The Summer Without Men
The basic storyline of The Summer Without Men, while not startling or original, seemed full of possibility: husband cheats, wife goes to her childhood home for a respite to recover, and along the way makes potentially hopeful discoveries about herself. I anticipated a bitter beginning, full of hurt feelings, with some healing by the end. However, either the moment of redemption never arrived, or it was obscured by the lack of clarity in the narrative.
Siri Hustvedt has given us for a protagonist Mia Fredrickson, an intellectual poet who has almost nothing good to say about anybody, except for the philosophers and poets who stream through her mind and punctuate moments of daily life. Her library of poets-at-the-mental-fingertips was the most charming thing about her, and most readers could likely relate to the way a quote or a lyric arises unbeckoned from one’s memory. Mia assails the reader with her stream of consciousness ramblings, bouncing from observations about her detestable, cheating spouse to glimpses of her mental breakdown to detached remarks about her daughter. At times, it was difficult for me to remember where she was in space or time because her ramblings were hard to follow.

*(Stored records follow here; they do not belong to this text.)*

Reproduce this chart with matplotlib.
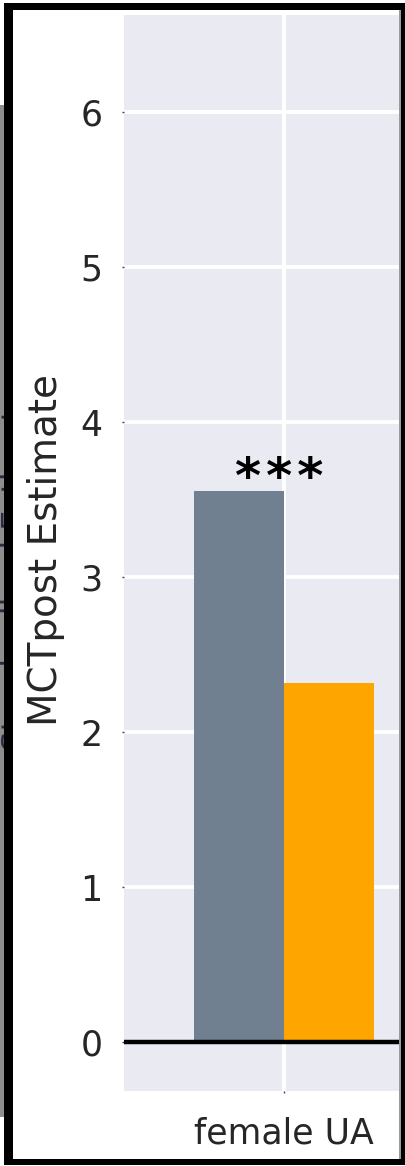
import matplotlib
matplotlib.use("Agg")
import matplotlib.pyplot as plt
from matplotlib.patches import Rectangle
from matplotlib.transforms import Bbox, TransformedBbox

# data
categories = ["female UA"]
group_a = [3.555]     # grey bar
group_b = [2.316]     # orange bar
stars = ["*\u200a*\u200a*"]
yticks = [0, 1, 2, 3, 4, 5, 6]

W, H = 406, 1166
fig = plt.figure(figsize=(W / 100, H / 100), dpi=100, facecolor="white")
plt.rcParams["font.family"] = ["DejaVu Sans"]

def fx(x):
    return x / W

def fy(y):
    return 1 - y / H

# leftover strip of a neighbouring panel, mostly hidden behind the frame
fig.add_artist(Rectangle((0, fy(1117)), fx(4.5), (1117 - 105) / H,
                         transform=fig.transFigure, color="#8e8e8e", lw=0, zorder=1))
hidden = fig.text(fx(1), fy(575), "z-Standardized Estimates", rotation=90,
                  ha="left", va="center", fontsize=23, color="#2a2a40", zorder=2)
hidden.set_clip_box(TransformedBbox(Bbox.from_extents(0, fy(1117), fx(4.5), fy(105)),
                                    fig.transFigure))
hidden.set_clip_on(True)

ax = fig.add_axes([fx(124), fy(1091), 320 / W, 1076 / H], zorder=3)
ax.set_facecolor("#EAEAF2")
for s in ax.spines.values():
    s.set_visible(False)

x = list(range(len(categories)))
w = 0.28
ax.bar([i - w / 2 for i in x], group_a, width=w, color="#708090", lw=0, zorder=2)
ax.bar([i + w / 2 for i in x], group_b, width=w, color="#FFA500", lw=0, zorder=2)
for i, s in enumerate(stars):
    top = max(group_a[i], group_b[i])
    ax.text(i - 0.015, top - 0.01, s, ha="center", va="baseline", fontsize=36,
            fontweight="bold", color="black", zorder=4)

ax.axhline(0, color="black", lw=3.2, zorder=3)

ax.set_xlim(-0.5, 0.5)
ax.set_ylim(-0.316, 6.626)
ax.set_yticks(yticks)
ax.set_xticks(x)
ax.set_xticklabels(categories)
ax.grid(True, color="white", lw=2.8, zorder=0)
ax.set_axisbelow(True)
ax.tick_params(axis="both", length=1.5, width=1, color="#444444",
               labelsize=25, labelcolor="#262626")
ax.tick_params(axis="y", pad=14)
ax.tick_params(axis="x", pad=17)
ax.set_ylabel("MCTpost Estimate", fontsize=28, color="#262626")
ax.yaxis.set_label_coords(-0.185, 0.503)

# black frame drawn over everything
frame = [
    (4.5, 3, 13, 1165),     # left
    (4.5, 3, 406, 10),      # top
    (401, 3, 406, 1165),    # right
    (4.5, 1159, 406, 1165), # bottom
]
for x0, y0, x1, y1 in frame:
    fig.add_artist(Rectangle((fx(x0), fy(y1)), fx(x1) - fx(x0), (y1 - y0) / H,
                             transform=fig.transFigure, color="black", lw=0, zorder=10))
fig.add_artist(Rectangle((fx(399.5), fy(1159)), fx(1.5), (1159 - 10) / H,
                         transform=fig.transFigure, color="#9a9a9a", lw=0, zorder=9))

fig.savefig("out.png", dpi=100, facecolor="white")
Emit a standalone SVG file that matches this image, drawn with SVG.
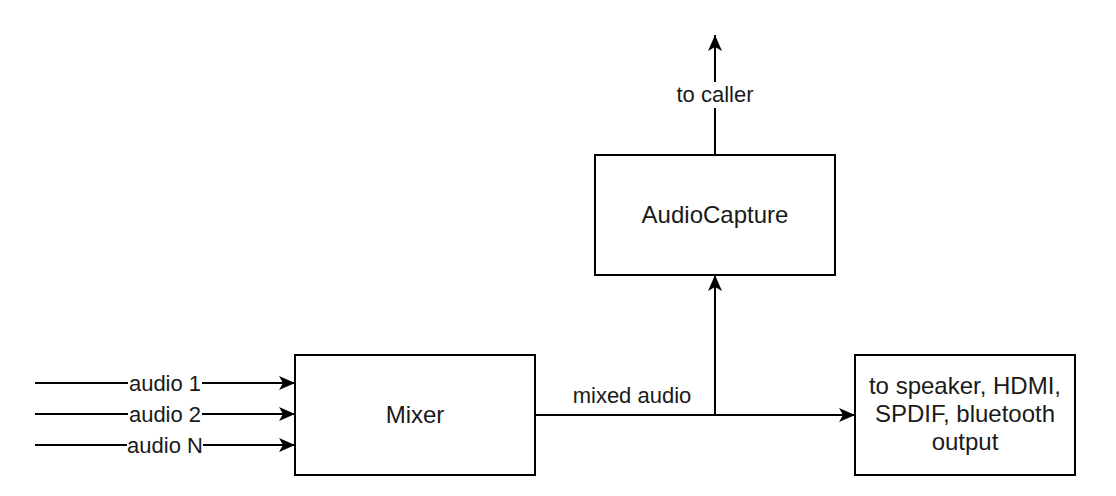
<svg xmlns="http://www.w3.org/2000/svg" width="1116" height="496" viewBox="0 0 1116 496">
<style>
.box{fill:#fff;stroke:#000;stroke-width:2}
.edge{fill:none;stroke:#000;stroke-width:2}
.bl{font-family:"Liberation Sans",Arial,sans-serif;font-size:24px;fill:#1a1a1a;text-anchor:middle}
.el{font-family:"Liberation Sans",Arial,sans-serif;font-size:22px;fill:#1a1a1a;text-anchor:middle}
.lbg{fill:#fff;stroke:none}
</style>
<defs>
<marker id="arr" markerUnits="userSpaceOnUse" markerWidth="16" markerHeight="14" refX="16" refY="7" orient="auto" overflow="visible">
<path d="M0,0 L16,7 L0,14 L4,7 Z" fill="#000"/>
</marker>
</defs>
<rect width="1116" height="496" fill="#fff"/>
<g id="connectors">
<g id="e-audio1">
<line class="edge" x1="35" y1="383" x2="295" y2="383" marker-end="url(#arr)"/>
<rect class="lbg" x="128" y="371" width="74" height="24"/>
<text class="el" x="165" y="391">audio 1</text>
</g>
<g id="e-audio2">
<line class="edge" x1="35" y1="414" x2="295" y2="414" marker-end="url(#arr)"/>
<rect class="lbg" x="128" y="402" width="74" height="24"/>
<text class="el" x="165" y="422">audio 2</text>
</g>
<g id="e-audioN">
<line class="edge" x1="35" y1="445" x2="295" y2="445" marker-end="url(#arr)"/>
<rect class="lbg" x="127" y="433" width="76" height="24"/>
<text class="el" x="165" y="453">audio N</text>
</g>
<g id="e-mixed">
<line class="edge" x1="535" y1="415" x2="855" y2="415" marker-end="url(#arr)"/>
<text class="el" x="632" y="403">mixed audio</text>
</g>
<g id="e-capture">
<line class="edge" x1="715" y1="415" x2="715" y2="275" marker-end="url(#arr)"/>
</g>
<g id="e-caller">
<line class="edge" x1="715" y1="155" x2="715" y2="35" marker-end="url(#arr)"/>
<rect class="lbg" x="674" y="82" width="82" height="26"/>
<text class="el" x="715" y="102">to caller</text>
</g>
</g>
<g id="mixer">
<rect class="box" x="295" y="355" width="240" height="120"/>
<text class="bl" x="415" y="423">Mixer</text>
</g>
<g id="audiocapture">
<rect class="box" x="595" y="155" width="240" height="120"/>
<text class="bl" x="715" y="223">AudioCapture</text>
</g>
<g id="output">
<rect class="box" x="855" y="355" width="220" height="120"/>
<text class="bl" x="965" y="394">to speaker, HDMI,</text>
<text class="bl" x="965" y="422">SPDIF, bluetooth</text>
<text class="bl" x="965" y="450">output</text>
</g>
</svg>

To my disappointment, Mia Frederickson was not a very sympathetic protagonist. She spends time with the women in a home for the elderly where her mother lives, and one scene raised my hopes that Mia might feel some humility, some sense of connection with other women. Instead, she continues to sound bitter and superior. When she befriends a young neighbor with a troubled marriage, I thought perhaps this friendship would bring moment of real connection. Instead, after she holds the neighbor’s baby, she describes it as a “borrowed homunculus.” This variety of cold, pretentious language fills the book and makes Mia rather difficult to connect with.
Toward the very end of the book Hustvedt asks, “Who among us would deny Jane Austen her happy endings?” Perhaps I am naive and too fond of stories that show the healing rather than the bitterness. After all, Mia’s husband has cheated after a long marriage full of disappointing moments. She was the supportive wife in the background, whose intellect often propelled her husband’s achievements while her voice went unrecognized. However, throughout the novel her voice is cool and distant, and events that might contribute to healing and growth seem to create no real effect. In this way, the novel reads more like a series of jarring snapshots.
Author Siri Hustvedt is the author of five novels, and this was my first encounter with her work. It may be that one of her earlier works would suit me better.